How much you receive in Social Security retirement benefits depends on your earnings history. The formula for calculating benefits is based on your 35 highest earning years indexed for inflation.
But there’s one thing retirees need to know. Those inflation adjustments stop when you turn 60. That can make working in your 60s much more valuable to someone looking to make the most of their Social Security benefits.
Earning in today’s dollars
You have the opportunity to earn in today’s inflation-adjusted dollars by working in your 60s while the rest of your past earnings are no longer adjusted for inflation.
If you turn 60 in 2023, you’ll likely have earnings dating back to the 1980s.
Let’s say you started your career in 1986 with a salary of $25,000. Based on Social Security’s wage index, those earnings will count as $84,788 in the calculation of your benefits. But that’s the maximum amount they’ll ever be worth.

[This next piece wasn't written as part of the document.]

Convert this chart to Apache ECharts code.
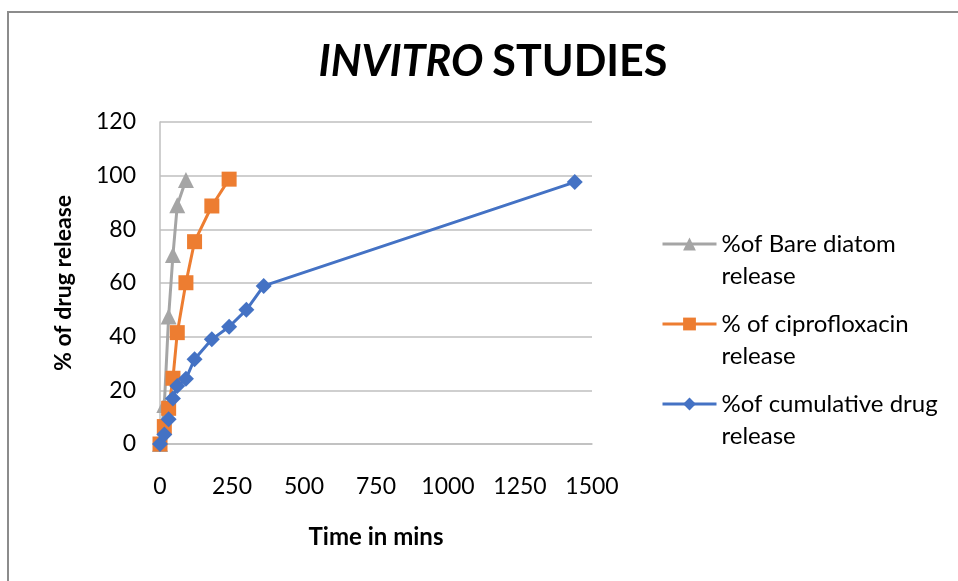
<!DOCTYPE html>
<html>
<head>
<meta charset="utf-8">
<script src="https://cdn.jsdelivr.net/npm/echarts@6/dist/echarts.min.js"></script>
<style>
  html, body { margin: 0; padding: 0; background: #fff; }
  #chart { width: 958px; height: 581px; }
</style>
</head>
<body>
<div id="chart"></div>
<script>
// Sampling times (minutes) and % released for each formulation
const bareTimes = [0, 15, 30, 45, 60, 90];
const bareRelease = [0, 14.5, 47.5, 70.4, 89, 98.4];

const ciproTimes = [0, 15, 30, 45, 60, 90, 120, 180, 240];
const ciproRelease = [0, 6.5, 13.3, 24.5, 41.5, 60.1, 75.4, 88.7, 98.7];

const cumTimes = [0, 15, 30, 45, 60, 90, 120, 180, 240, 300, 360, 1440];
const cumRelease = [0, 3.5, 9.2, 17, 21.6, 24.3, 31.6, 39, 43.7, 50, 58.9, 97.6];

const seriesNames = [
  '%of Bare diatom\nrelease',
  '% of ciprofloxacin\nrelease',
  '%of cumulative drug\nrelease'
];

const xTicks = { min: 0, max: 1500, step: 250 };
const yTicks = { min: 0, max: 120, step: 20 };

const pairs = (xs, ys) => xs.map((x, i) => [x, ys[i]]);

const FONT = 'Lato, "Open Sans", sans-serif';

const chart = echarts.init(document.getElementById('chart'), null, { renderer: 'canvas' });

function lineSeries(name, data, color, symbol, size) {
  return {
    name: name,
    type: 'line',
    data: data,
    symbol: symbol,
    symbolSize: size,
    showAllSymbol: true,
    lineStyle: { color: color, width: 3 },
    itemStyle: { color: color },
    emphasis: { disabled: true },
    animation: false
  };
}

chart.setOption({
  animation: false,
  backgroundColor: '#ffffff',
  title: {
    text: '{it|INVITRO}{sp| }{b|STUDIES}',
    left: 488,
    top: 36,
    textAlign: 'center',
    textStyle: {
      rich: {
        it: { fontFamily: FONT, fontSize: 43, fontWeight: 'bold', fontStyle: 'italic', color: '#000' },
        sp: { fontFamily: FONT, fontSize: 43, width: 9 },
        b: { fontFamily: FONT, fontSize: 43, fontWeight: 'bold', color: '#000' }
      }
    }
  },
  graphic: [{
    type: 'rect',
    shape: { x: 8, y: 12, width: 980, height: 600 },
    style: { fill: 'none', stroke: '#8c8c8c', lineWidth: 2 },
    silent: true,
    z: -1
  }],
  grid: { left: 160, right: 366, top: 122, bottom: 137 },
  legend: {
    orient: 'vertical',
    left: 656,
    top: 191,
    itemWidth: 54,
    itemHeight: 16,
    itemGap: -16,
    data: seriesNames,
    // leading blank line puts the icon level with the first text line
    formatter: name => '\n' + name,
    lineStyle: { width: 3 },
    textStyle: {
      fontFamily: FONT,
      fontSize: 24,
      lineHeight: 32,
      color: '#000'
    }
  },
  xAxis: {
    type: 'value',
    min: xTicks.min,
    max: xTicks.max,
    interval: xTicks.step,
    name: 'Time in mins',
    nameLocation: 'middle',
    nameGap: 81,
    nameTextStyle: { fontFamily: FONT, fontSize: 24, fontWeight: 'bold', color: '#000' },
    axisLine: { show: true, onZero: false, lineStyle: { color: '#bfbfbf', width: 1.5 } },
    axisTick: { show: false },
    splitLine: { show: false },
    axisLabel: { fontFamily: FONT, fontSize: 23, color: '#000', margin: 31, formatter: v => String(v) }
  },
  yAxis: {
    type: 'value',
    min: yTicks.min,
    max: yTicks.max,
    interval: yTicks.step,
    name: '% of drug release',
    nameLocation: 'middle',
    nameRotate: 90,
    nameGap: 85,
    nameTextStyle: { fontFamily: FONT, fontSize: 23, fontWeight: 'bold', color: '#000' },
    axisLine: { show: true, lineStyle: { color: '#bfbfbf', width: 1.5 } },
    axisTick: { show: false },
    splitLine: { show: true, lineStyle: { color: '#bfbfbf', width: 1.5 } },
    axisLabel: { fontFamily: FONT, fontSize: 23, color: '#000', margin: 24 }
  },
  series: [
    lineSeries(seriesNames[0], pairs(bareTimes, bareRelease), '#A5A5A5', 'triangle', 16),
    lineSeries(seriesNames[1], pairs(ciproTimes, ciproRelease), '#ED7D31', 'rect', 15),
    lineSeries(seriesNames[2], pairs(cumTimes, cumRelease), '#4472C4', 'diamond', 16)
  ]
});
</script>
</body>
</html>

Maybe that’s equivalent to your earnings in 2022. But if you get a simple adjustment in your wages for inflation next year, you’ll earn more. Meanwhile, your previous earnings won’t get indexed any higher. That’s especially pertinent in high-inflation environments.
As such, by working at 61, you’ll increase your Social Security benefits, even without any real (inflation-adjusted) wage growth from when you were 23. Of course, most people see real wage growth over the course of their careers.
Some of your highest earning years
Your 60s may offer some of your biggest career opportunities. The typical American earns their highest salaries in their 50s, but there are still plenty of well-paid positions for those in their 60s.
The average 25- to 34-year-old earns just under $50,000 per year, according to the Bureau of Labor Statistics. Meanwhile, the average 55- to 64-year-old earns nearly $10,000 more per year. That’s a 20% increase.
If you’re earning 20% more than you did in your 20s and 30s and getting the benefit of inflation, you’ll provide a substantial boost to your Social Securities benefits.
Let’s go back to the example of someone who earned $25,000 in 1986 as a 23-year-old. By 2022, they’ve increased their real earnings by 20% and now bring home $101,746. If the person continues to work in their 60s, receiving an average 3% raise each year, they’ll have earnings of $117,951 by age 65.
That would increase their average indexed monthly earnings by $79 by replacing their age-23 salary in their top-35 earning years. Even just an extra $79 per month in average earnings translates into more than $300 in extra Social Security payments per year at full retirement age.
More likely, the average earnings increase would be much higher as ages 61 through 64 replace other low-earning years that have stopped adjusting for inflation. If those five extra years of work translate into something like a $350 increase in total, it’s nearly $1,350 in extra Social Security benefits per year. And if they delay benefits until age 70, it’s more than $1,650 in extra benefits. For someone abiding by the 4% rule, that’s the equivalent of an extra $41,000 in retirement savings.
Consider your options
If you’ve had a lucrative career and you’ve maxed out Social Security wages in most years, you probably won’t get much more out of Social Security by working in your 60s. If, however, you’ve mostly been an average earner or even a slightly above-average earner, you may get a lot out of continuing to work.
You can look up your own wage indexes on the Social Security Administration’s website based on the year you become eligible to collect benefits. If you’re on the fence between retiring early and continuing a few more years, you may as well do a little math to see how much more you can get from Social Security by working past age 60.